Personal information
- Full name: Kurt Nogan
- Date of birth: 9 September 1970 (age 55)
- Place of birth: Cardiff, Wales
- Position(s): Striker

Youth career
- 1986–88: Luton Town

Senior career*
- Years: Team / Apps / (Gls)
- 1989–1992: Luton Town / 33 / (3)
- 1992: Peterborough United / 0 / (0)
- 1992–1995: Brighton & Hove Albion / 97 / (49)
- 1995–1997: Burnley / 92 / (33)
- 1997–2000: Preston North End / 93 / (27)
- 2000–2001: Cardiff City / 18 / (1)
- 2001–?: Tiverton Town / 0 / (0)

International career
- 1990–1991: Wales U21 / 2 / (0)

= Kurt Nogan =

Welsh footballer

Kurt Nogan (born 9 September 1970) is a Welsh footballer. He is normally a centre forward but has been used as an attacking right midfielder, and is the younger brother of fellow footballer Lee Nogan. He had a long career with a number of Football League clubs (playing over 300 games), including Luton Town, Brighton and Hove Albion, Burnley, Preston North End and Cardiff City.

==Career==
Born in Cardiff, Wales, he arrived at Burnley in February 1995 where he made 108 appearances scoring 42 goals.
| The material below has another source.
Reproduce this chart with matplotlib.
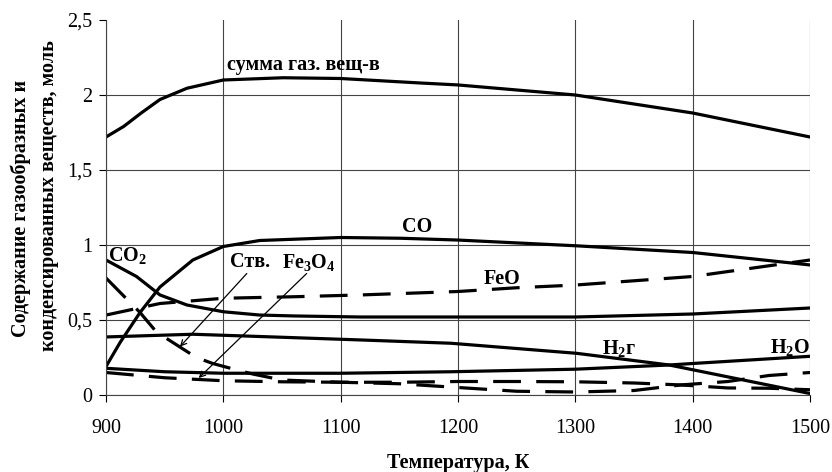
import matplotlib
matplotlib.use('Agg')
import matplotlib.pyplot as plt

plt.rcParams['font.family'] = ['Liberation Serif', 'DejaVu Serif']
plt.rcParams['mathtext.fontset'] = 'custom'
plt.rcParams['mathtext.rm'] = 'Liberation Serif'
plt.rcParams['mathtext.bf'] = 'Liberation Serif:bold'
plt.rcParams['lines.scale_dashes'] = False

# series (temperature K, mol)
sum_t = [900, 915, 930, 946, 969, 1000, 1051, 1100, 1168, 1200, 1300, 1400, 1500]
sum_v = [1.72, 1.79, 1.88, 1.97, 2.045, 2.10, 2.115, 2.11, 2.08, 2.067, 2.0, 1.88, 1.72]

co_t = [900, 912, 929, 946, 974, 1000, 1031, 1100, 1151, 1200, 1300, 1400, 1500]
co_v = [0.19, 0.35, 0.55, 0.72, 0.90, 0.99, 1.03, 1.05, 1.045, 1.033, 0.995, 0.95, 0.867]

co2_t = [900, 926, 946, 969, 1000, 1031, 1060, 1117, 1200, 1300, 1400, 1500]
co2_v = [0.9, 0.79, 0.667, 0.6, 0.555, 0.533, 0.527, 0.52, 0.52, 0.52, 0.54, 0.58]

feo_t = [900, 946, 1000, 1060, 1117, 1200, 1250, 1300, 1400, 1500]
feo_v = [0.533, 0.61, 0.645, 0.655, 0.667, 0.69, 0.715, 0.733, 0.79, 0.9]

h2_t = [900, 974, 1031, 1117, 1194, 1301, 1380, 1440, 1500]
h2_v = [0.387, 0.405, 0.39, 0.367, 0.345, 0.278, 0.2, 0.105, 0.01]

h2o_t = [900, 950, 1000, 1100, 1194, 1300, 1380, 1400, 1500]
h2o_v = [0.178, 0.155, 0.145, 0.145, 0.155, 0.172, 0.2, 0.21, 0.258]

c_t = [900, 917, 929, 943, 957, 977, 991, 1010, 1025, 1050, 1100, 1150, 1200,
       1250, 1300, 1350, 1390, 1430, 1465, 1500]
c_v = [0.78, 0.645, 0.55, 0.42, 0.35, 0.25, 0.21, 0.17, 0.14, 0.1, 0.085, 0.075,
       0.05, 0.025, 0.02, 0.03, 0.067, 0.09, 0.13, 0.15]

fe3o4_t = [900, 950, 1000, 1050, 1100, 1150, 1200, 1250, 1300, 1350, 1390, 1430, 1465, 1500]
fe3o4_v = [0.15, 0.115, 0.095, 0.088, 0.085, 0.085, 0.09, 0.09, 0.088, 0.08, 0.067,
           0.047, 0.045, 0.035]

xticks = [900, 1000, 1100, 1200, 1300, 1400, 1500]
yticks = [0, 0.5, 1, 1.5, 2, 2.5]
ytick_labels = ['0', '0,5', '1', '1,5', '2', '2,5']

fig = plt.figure(figsize=(8.32, 4.72), dpi=100)
ax = fig.add_axes([106/832, 1 - 395/472, 704/832, 375/472])

lw = 2.3
dash = (20, 11)
ax.plot(sum_t, sum_v, color='black', lw=lw)
ax.plot(co_t, co_v, color='black', lw=lw)
ax.plot(co2_t, co2_v, color='black', lw=lw)
ax.plot(h2_t, h2_v, color='black', lw=lw)
ax.plot(h2o_t, h2o_v, color='black', lw=lw)
ax.plot(feo_t, feo_v, color='black', lw=lw, dashes=dash)
ax.plot(c_t, c_v, color='black', lw=lw, dashes=dash)
ax.plot(fe3o4_t, fe3o4_v, color='black', lw=lw, dashes=dash)

ax.set_xlim(900, 1500)
ax.set_ylim(0, 2.5)
ax.set_xticks(xticks)
ax.set_yticks(yticks)
ax.set_yticklabels(ytick_labels)
ax.tick_params(direction='out', length=5, width=0.8, labelsize=14.5, colors='black')
ax.tick_params(axis='x', pad=12)
ax.tick_params(axis='y', pad=5)
ax.grid(True, color='#444444', lw=0.8)
ax.yaxis.get_gridlines()[-1].set_visible(False)
for s in ['top', 'right']:
    ax.spines[s].set_visible(False)
for s in ['left', 'bottom']:
    ax.spines[s].set_color('#444444')
    ax.spines[s].set_linewidth(0.8)

lab = dict(fontsize=14.5, fontweight='bold', color='black')
ax.text(1003, 2.2, 'сумма газ. вещ-в', ha='left', va='center', **lab)
ax.text(1152, 1.12, 'CO', ha='left', va='center', **lab)
ax.text(1222, 0.775, 'FeO', ha='left', va='center', **lab)
ax.text(902, 0.93, r'$\mathbf{CO_2}$', ha='left', va='center', **lab)
ax.text(1006, 0.885, 'Ств.', ha='left', va='center', **lab)
ax.text(1050, 0.885, r'$\mathbf{Fe_3O_4}$', ha='left', va='center', **lab)
ax.text(1323, 0.31, r'$\mathbf{H_2}$г', ha='left', va='center', **lab)
ax.text(1500, 0.315, r'$\mathbf{H_2O}$', ha='right', va='center', **lab)

arr = dict(arrowstyle='->', color='black', lw=0.9, shrinkA=0, shrinkB=0)
ax.annotate('', xy=(963, 0.322), xytext=(1020, 0.81), arrowprops=arr)
ax.annotate('', xy=(979, 0.113), xytext=(1071, 0.81), arrowprops=arr)

fig.text(458/832, 1 - 463/472, 'Температура, К', ha='center', va='center',
         fontsize=14.5, fontweight='bold')
fig.text(21/832, 1 - 208/472, 'Содержание газообразных и', ha='center', va='center',
         rotation=90, fontsize=14.5, fontweight='bold')
fig.text(49/832, 1 - 196/472, 'конденсированных веществ, моль', ha='center', va='center',
         rotation=90, fontsize=14.5, fontweight='bold')

fig.savefig('out.png', dpi=100)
He made his debut for Preston North End in March 1997 and went on to make 106 appearances, scoring 31 goals before moving on to his home town club Cardiff City, where his only goal was a dramatic late winner against Hartlepool United. He was forced to retire from the professional game in 2001 because of injury. The highlight of Nogan's career was scoring two goals to put Preston North End 2–0 up in an FA Cup tie with holders Arsenal. However, Arsenal came back to win the game 4–2.

In December 2007 he played with Welsh Football League side ENTO Aberaman Athletic. He also took part in Cardiff City's campaign in the 2008 Screwfix Western Masters competition.